Our Association’s activities this year could, with a little imagination, be compared with the Ancient & Modern hymnbook: ancient in that we visited the last resting place of William Byrd, who died in 1623, and modern, in that our youngest Organ Festival organist was Aidan Atkinson, aged just eleven. Certainly, with our new Festival Patron and recitalist, Margaret Phillips, and Dr David Flood, together with seven wonderful contestants, the Organ Festival in May must surely be remembered as the highlight of the year.

However, this should not detract from our other meetings, as they have all been enjoyable in their different ways. Our January meeting at Bearsted was held in the icy depths of winter but, to borrow a Bunyan line from our hymnbook, “No goblin nor foul fiend could daunt our spirit”, with some thirty-five members enjoying a full afternoon.
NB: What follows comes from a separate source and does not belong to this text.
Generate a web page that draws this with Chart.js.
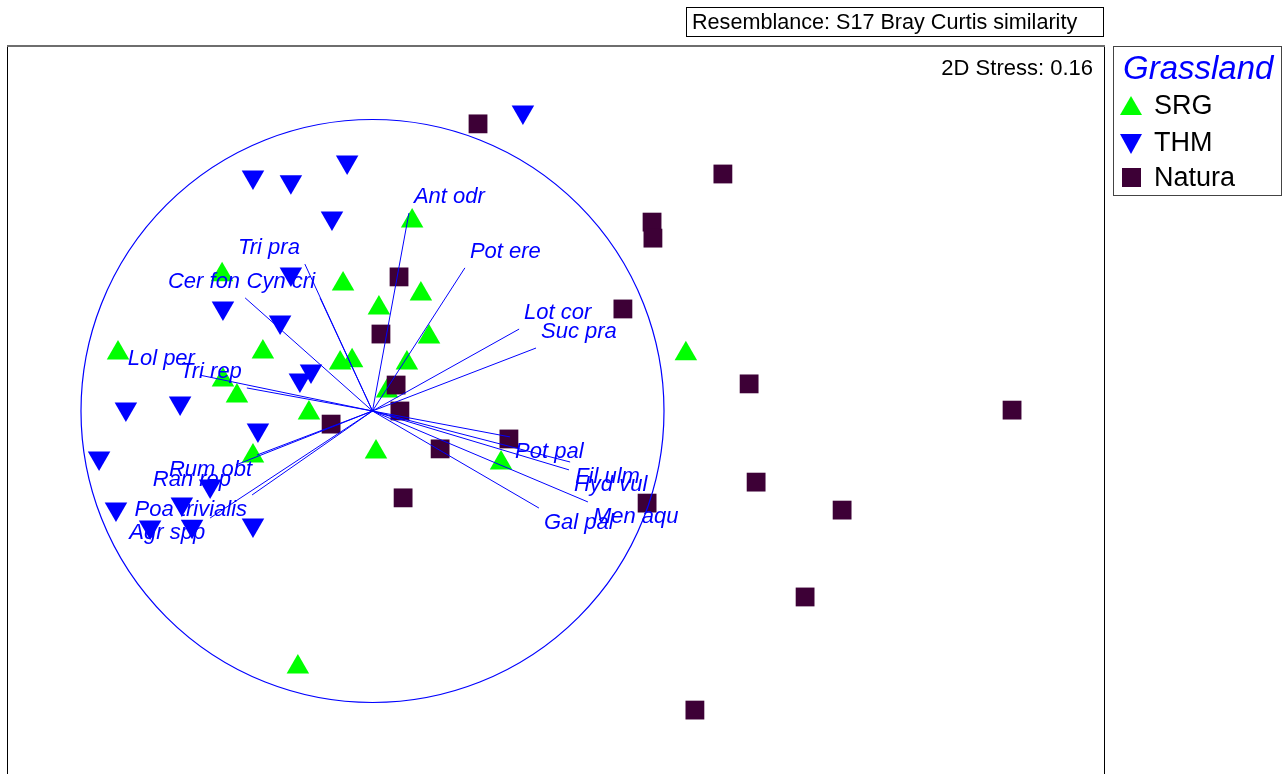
<!DOCTYPE html>
<html>
<head>
<meta charset="utf-8">
<script src="https://cdn.jsdelivr.net/npm/chart.js@4.4.1/dist/chart.umd.min.js"></script>
<style>
body { margin: 0; overflow: hidden; background: #fff; font-family: Arial, "Liberation Sans", sans-serif; }
#wrap { position: relative; width: 1284px; height: 800px; }
.abs { position: absolute; white-space: nowrap; line-height: 1; }
#resem { left: 686px; top: 7px; width: 416px; height: 28px; border: 1px solid #000; }
#legend { left: 1113px; top: 46px; width: 167px; height: 148px; border: 1px solid #444; }
.tri-up { width: 0; height: 0; border-left: 11.5px solid transparent; border-right: 11.5px solid transparent; border-bottom: 19px solid #00ff00; }
.tri-down { width: 0; height: 0; border-left: 11.5px solid transparent; border-right: 11.5px solid transparent; border-top: 20px solid #0000ff; }
.sq { width: 19px; height: 19px; background: #3d0036; }
</style>
</head>
<body>
<div id="wrap">
<canvas id="mds"></canvas>

<div id="resem" class="abs"></div>
<span class="abs" style="left:692px; top:11px; font-size:21.6px;">Resemblance: S17 Bray Curtis similarity</span>

<span class="abs" style="right:191px; top:57px; font-size:22px;">2D Stress: 0.16</span>

<div id="legend" class="abs"></div>
<span class="abs" style="left:1123px; top:51px; font-size:33px; font-style:italic; color:#0000ff;">Grassland</span>
<div class="abs tri-up" style="left:1120px; top:96px;"></div>
<span class="abs" style="left:1154px; top:92px; font-size:27px;">SRG</span>
<div class="abs tri-down" style="left:1120px; top:134px;"></div>
<span class="abs" style="left:1154px; top:129px; font-size:27px;">THM</span>
<div class="abs sq" style="left:1122px; top:168px;"></div>
<span class="abs" style="left:1154px; top:164px; font-size:27px;">Natura</span>
</div>

<script>
// ordination scores (MDS axis 1 / axis 2)
const srgX = [0.136, -0.516, -0.101, 0.166, 0.022, 0.194, -0.376, -0.873, -0.111, -0.070,
              0.118, 1.075, -0.513, -0.465, 0.050, -0.218, 0.012, -0.410, 0.441, -0.256];
const srgY = [0.652, 0.467, 0.436, 0.401, 0.353, 0.254, 0.202, 0.199, 0.165, 0.172,
              0.165, 0.196, 0.106, 0.051, 0.069, -0.007, -0.141, -0.154, -0.178, -0.878];

const thmX = [0.516, -0.410, -0.280, -0.087, -0.139, -0.280, -0.513, -0.317, -0.249, -0.211,
              -0.846, -0.660, -0.393, -0.938, -0.557, -0.654, -0.880, -0.763, -0.619, -0.410];
const thmY = [1.026, 0.803, 0.786, 0.854, 0.662, 0.470, 0.353, 0.305, 0.106, 0.137,
              0.007, 0.027, -0.065, -0.161, -0.257, -0.319, -0.336, -0.398, -0.395, -0.391];

const natX = [0.362, 1.202, 0.959, 0.962, 0.091, 0.859, 0.029, 1.292, 0.081, 0.094,
              2.194, -0.142, 0.468, 0.232, 1.316, 0.105, 0.942, 1.611, 1.484, 1.106];
const natY = [0.985, 0.813, 0.648, 0.593, 0.460, 0.350, 0.264, 0.093, 0.089, 0.000,
              0.003, -0.045, -0.096, -0.130, -0.244, -0.298, -0.316, -0.340, -0.638, -1.026];

// species vectors (correlations)
const species = ["Ant odr", "Pot ere", "Lot cor", "Suc pra", "Tri pra", "Cyn cri", "Cer fon",
                 "Lol per", "Tri rep", "Rum obt", "Ran rep", "Poa trivialis", "Agr spp",
                 "Pot pal", "Fil ulm", "Hyd vul", "Men aqu", "Gal pal"];
const vecX = [0.125, 0.317, 0.503, 0.561, -0.232, -0.180, -0.437,
              -0.592, -0.431, -0.396, -0.468, -0.413, -0.557,
              0.472, 0.678, 0.674, 0.739, 0.571];
const vecY = [0.679, 0.491, 0.281, 0.216, 0.504, 0.388, 0.388,
              0.123, 0.079, -0.151, -0.185, -0.288, -0.367,
              -0.089, -0.175, -0.202, -0.312, -0.333];

const BLUE = "#0000ff";

function pts(xs, ys) {
  return xs.map((x, i) => ({ x: x, y: ys[i] }));
}

const datasets = [
  { label: "SRG", data: pts(srgX, srgY), pointStyle: "triangle", pointRadius: 13,
    backgroundColor: "#00ff00", borderColor: "#00ff00", borderWidth: 0, order: 4 },
  { label: "THM", data: pts(thmX, thmY), pointStyle: "triangle", rotation: 180, pointRadius: 13,
    backgroundColor: BLUE, borderColor: BLUE, borderWidth: 0, order: 3 },
  { label: "Natura", data: pts(natX, natY), pointStyle: "rect", pointRadius: 13.3,
    backgroundColor: "#3d0036", borderColor: "#3d0036", borderWidth: 0, order: 2 }
];

// one line per species, from origin
species.forEach((name, i) => {
  datasets.push({
    label: name,
    data: [{ x: 0, y: 0 }, { x: vecX[i], y: vecY[i] }],
    showLine: true, pointRadius: 0, borderColor: BLUE, borderWidth: 1, order: 1
  });
});

// circle, species labels and frame
const overlay = {
  id: "overlay",
  afterDatasetsDraw(chart) {
    const ctx = chart.ctx;
    const xs = chart.scales.x, ys = chart.scales.y;
    const cx = xs.getPixelForValue(0), cy = ys.getPixelForValue(0);
    const r = xs.getPixelForValue(1) - cx;
    const a = chart.chartArea;

    ctx.save();
    ctx.beginPath();
    ctx.rect(a.left, a.top, a.right - a.left, a.bottom - a.top);
    ctx.clip();
    ctx.beginPath();
    ctx.arc(cx, cy, r, 0, Math.PI * 2);
    ctx.strokeStyle = BLUE;
    ctx.lineWidth = 1.2;
    ctx.stroke();

    ctx.fillStyle = BLUE;
    ctx.font = 'italic 22px Arial, "Liberation Sans"';
    ctx.textBaseline = "middle";
    species.forEach((name, i) => {
      const px = xs.getPixelForValue(vecX[i]);
      const py = ys.getPixelForValue(vecY[i]);
      ctx.textAlign = vecX[i] >= 0 ? "left" : "right";
      const tx = vecX[i] >= 0 ? px + 5 : px - 5;
      const ty = vecY[i] >= 0 ? py - 16 : py + 15;
      ctx.fillText(name, tx, ty);
    });
    ctx.restore();

    // frame
    ctx.save();
    ctx.strokeStyle = "#000";
    ctx.lineWidth = 1;
    ctx.beginPath();
    ctx.moveTo(a.left - 0.5, a.top);
    ctx.lineTo(a.left - 0.5, a.bottom);
    ctx.moveTo(a.right + 0.5, a.top);
    ctx.lineTo(a.right + 0.5, a.bottom);
    ctx.stroke();
    ctx.strokeStyle = "#6e6e6e";
    ctx.lineWidth = 2;
    ctx.beginPath();
    ctx.moveTo(a.left - 1, a.top);
    ctx.lineTo(a.right + 1, a.top);
    ctx.stroke();
    ctx.restore();
  }
};

new Chart(document.getElementById("mds"), {
  type: "scatter",
  data: { datasets: datasets },
  options: {
    responsive: true,
    maintainAspectRatio: false,
    animation: false,
    layout: { autoPadding: false, padding: { left: 8, top: 46, right: 180, bottom: 0 } },
    scales: {
      x: { type: "linear", min: -1.2504, max: 2.5094, display: false },
      y: { type: "linear", min: -1.3345, max: 1.2521, display: false }
    },
    plugins: {
      legend: { display: false },
      tooltip: { enabled: false }
    }
  },
  plugins: [overlay]
});
</script>
</body>
</html>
Hythe, Otford, Stone, Brentwood and Chelmsford were also very successful meetings, leaving a lasting impression. In addition to the organs there is much which, subsequently, remains deeply thought provoking. During our visit in April to Dartford’s Stone House Hospital Chapel, did many notice the memorial to Ivor Gurney in the chancel? The plaque remembers the composer and poet who died at the Hospital in 1937. Gurney was born at Gloucester in 1890 becoming a pupil of Sir Herbert Brewer, organist of Gloucester Cathedral, before gaining a scholarship to the Royal College of Music, where one of his contemporaries was Herbert Howells. His tutor, Sir Charles Stanford, said of him, “that of all his pupils — Vaughan Williams, Ireland, Bliss and dozens more, Gurney was potentially the biggest of them all”. Gurney was, unusually, a poet as well as a composer, setting many of his poems to music. But in 1915 he volunteered and, following his initial training, was sent to Flanders in 1916. He mercifully survived the war returning to the Royal College for a time, but remained mentally troubled and restless as he tried to earn a living as an organist and musician. A second volume of his poems War’s Embers was published, but by 1922 his mental health had deteriorated to a point where he was committed to a private mental asylum in Gloucester. In December that year he was transferred to the City of London Mental Hospital, Dartford where, at times, he continued to compose and write. His work was carefully saved and catalogued by his close friend Marion Scott, until finally he died from tuberculosis aged forty-seven. It has not been officially documented, but as an organist, he must surely have played the 1912 Norman & Beard organ we heard in the chapel. One can in no way detract from the gallantry of the countless men sacrificed in the 1914/1918 war, but one must surely question the morality that condemned Gurney’s genius to be squandered on the battlefields of Flanders.

Returning to the more parochial, we welcome our new President, Kevin Grafton, who will guide our activities for the next two years and must also thank Roger Gentry for his most generous work during his two-year term of office. Sadly we have three obituaries: Reg Adams, Robert Cripps and Tom Stocksley. They all played a very full part in our Association over the years and will be greatly missed.